14. The aiming system of claim 13, wherein at least one of the first and second sensing means is adapted to passively sense an image of the object.

15. The aiming system of claim 13, wherein at least one of the first and second sensing means is adapted to sense infrared radiation from the object.

16. The aiming system of claim 13, further including propelling means for propelling a projectile toward the object, the first sensing means being coupled to the propelling means, and the second sensing means being spaced apart from the propelling means.

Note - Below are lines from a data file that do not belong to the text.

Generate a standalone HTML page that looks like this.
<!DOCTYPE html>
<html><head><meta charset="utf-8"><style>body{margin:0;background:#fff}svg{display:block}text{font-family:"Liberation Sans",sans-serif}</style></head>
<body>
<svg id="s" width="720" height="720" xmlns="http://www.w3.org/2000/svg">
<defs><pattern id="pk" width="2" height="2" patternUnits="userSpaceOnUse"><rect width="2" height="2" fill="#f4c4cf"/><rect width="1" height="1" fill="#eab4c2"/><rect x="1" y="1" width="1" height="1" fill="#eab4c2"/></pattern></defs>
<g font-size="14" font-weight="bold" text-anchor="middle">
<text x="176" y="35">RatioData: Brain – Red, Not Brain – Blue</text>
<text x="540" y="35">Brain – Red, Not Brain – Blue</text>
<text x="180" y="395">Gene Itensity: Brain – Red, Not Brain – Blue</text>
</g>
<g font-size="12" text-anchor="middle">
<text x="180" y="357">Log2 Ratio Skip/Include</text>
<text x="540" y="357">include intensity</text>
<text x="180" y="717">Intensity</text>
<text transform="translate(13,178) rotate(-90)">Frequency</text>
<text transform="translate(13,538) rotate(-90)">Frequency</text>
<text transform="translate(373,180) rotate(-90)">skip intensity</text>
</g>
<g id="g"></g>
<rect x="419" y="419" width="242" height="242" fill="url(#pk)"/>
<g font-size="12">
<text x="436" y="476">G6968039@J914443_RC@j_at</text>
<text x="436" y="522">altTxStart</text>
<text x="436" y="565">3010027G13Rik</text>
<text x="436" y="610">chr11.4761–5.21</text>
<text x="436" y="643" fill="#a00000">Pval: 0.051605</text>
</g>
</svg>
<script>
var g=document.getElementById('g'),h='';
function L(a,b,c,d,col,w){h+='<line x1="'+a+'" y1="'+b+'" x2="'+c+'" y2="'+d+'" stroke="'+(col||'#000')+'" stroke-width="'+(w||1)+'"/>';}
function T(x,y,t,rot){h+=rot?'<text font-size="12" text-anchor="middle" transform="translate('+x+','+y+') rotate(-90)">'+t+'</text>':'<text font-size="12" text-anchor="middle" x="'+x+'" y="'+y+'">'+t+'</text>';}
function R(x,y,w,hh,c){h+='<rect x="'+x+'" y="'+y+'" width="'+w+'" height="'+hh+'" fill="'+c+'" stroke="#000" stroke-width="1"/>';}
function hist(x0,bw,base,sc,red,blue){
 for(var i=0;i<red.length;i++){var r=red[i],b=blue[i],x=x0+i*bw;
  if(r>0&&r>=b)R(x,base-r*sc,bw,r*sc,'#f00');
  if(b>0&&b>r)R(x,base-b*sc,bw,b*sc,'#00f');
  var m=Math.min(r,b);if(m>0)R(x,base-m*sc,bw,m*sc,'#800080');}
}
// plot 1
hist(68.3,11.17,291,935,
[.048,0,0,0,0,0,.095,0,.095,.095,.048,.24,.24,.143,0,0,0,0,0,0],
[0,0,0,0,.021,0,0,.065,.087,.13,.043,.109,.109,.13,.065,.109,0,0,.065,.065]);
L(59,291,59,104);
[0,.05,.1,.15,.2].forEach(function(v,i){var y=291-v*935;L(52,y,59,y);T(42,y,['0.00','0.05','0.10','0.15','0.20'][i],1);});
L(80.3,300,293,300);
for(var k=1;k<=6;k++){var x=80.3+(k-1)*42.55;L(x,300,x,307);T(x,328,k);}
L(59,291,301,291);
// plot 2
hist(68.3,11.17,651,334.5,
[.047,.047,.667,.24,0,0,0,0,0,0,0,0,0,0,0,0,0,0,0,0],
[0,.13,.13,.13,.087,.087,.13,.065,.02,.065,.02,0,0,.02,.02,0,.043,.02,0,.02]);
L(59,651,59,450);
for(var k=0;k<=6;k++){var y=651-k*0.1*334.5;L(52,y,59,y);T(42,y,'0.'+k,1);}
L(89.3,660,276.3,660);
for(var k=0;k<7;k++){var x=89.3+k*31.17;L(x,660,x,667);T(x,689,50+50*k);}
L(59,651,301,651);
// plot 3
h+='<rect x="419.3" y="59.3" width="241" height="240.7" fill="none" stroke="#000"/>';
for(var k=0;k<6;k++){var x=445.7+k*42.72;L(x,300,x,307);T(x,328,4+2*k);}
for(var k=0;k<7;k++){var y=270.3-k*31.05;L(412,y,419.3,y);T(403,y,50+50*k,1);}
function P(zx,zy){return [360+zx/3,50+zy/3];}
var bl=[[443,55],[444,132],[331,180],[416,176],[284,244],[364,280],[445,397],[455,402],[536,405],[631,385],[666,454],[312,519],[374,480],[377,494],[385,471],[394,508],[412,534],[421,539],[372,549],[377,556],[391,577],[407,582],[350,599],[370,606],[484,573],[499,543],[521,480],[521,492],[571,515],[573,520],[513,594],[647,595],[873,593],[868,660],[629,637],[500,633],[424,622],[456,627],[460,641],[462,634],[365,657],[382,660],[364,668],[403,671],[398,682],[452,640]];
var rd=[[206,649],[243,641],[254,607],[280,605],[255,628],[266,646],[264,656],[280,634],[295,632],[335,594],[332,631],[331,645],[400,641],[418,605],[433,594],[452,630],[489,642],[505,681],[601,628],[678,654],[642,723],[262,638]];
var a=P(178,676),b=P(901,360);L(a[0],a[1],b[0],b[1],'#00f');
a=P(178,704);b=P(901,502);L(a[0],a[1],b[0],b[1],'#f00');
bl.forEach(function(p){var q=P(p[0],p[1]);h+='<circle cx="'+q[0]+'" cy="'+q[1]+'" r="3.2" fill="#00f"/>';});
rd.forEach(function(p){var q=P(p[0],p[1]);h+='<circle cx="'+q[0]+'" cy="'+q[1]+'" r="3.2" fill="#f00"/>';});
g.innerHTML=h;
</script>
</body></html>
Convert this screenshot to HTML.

17. A method of aiming comprising the steps of:

sensing a first image of an object relative to a reference point;

defining a vector between the reference point and the first image;

sensing a second image of the object relative to the reference point;

comparing the first and second images to determine an offset therebetween;

displaying the second image on a display;

providing an aim point on the display; and

spacing the aim point from the reference point according to the offset, and from the second image according to the vector.

18. The aiming method of claim 17, wherein at least one of the steps of sensing the first and second images includes the step of passively sensing an image of the object.

19. The aiming method of claim 17, wherein at least one of the steps of sensing the first and second images includes the step of sensing infrared radiation from the object.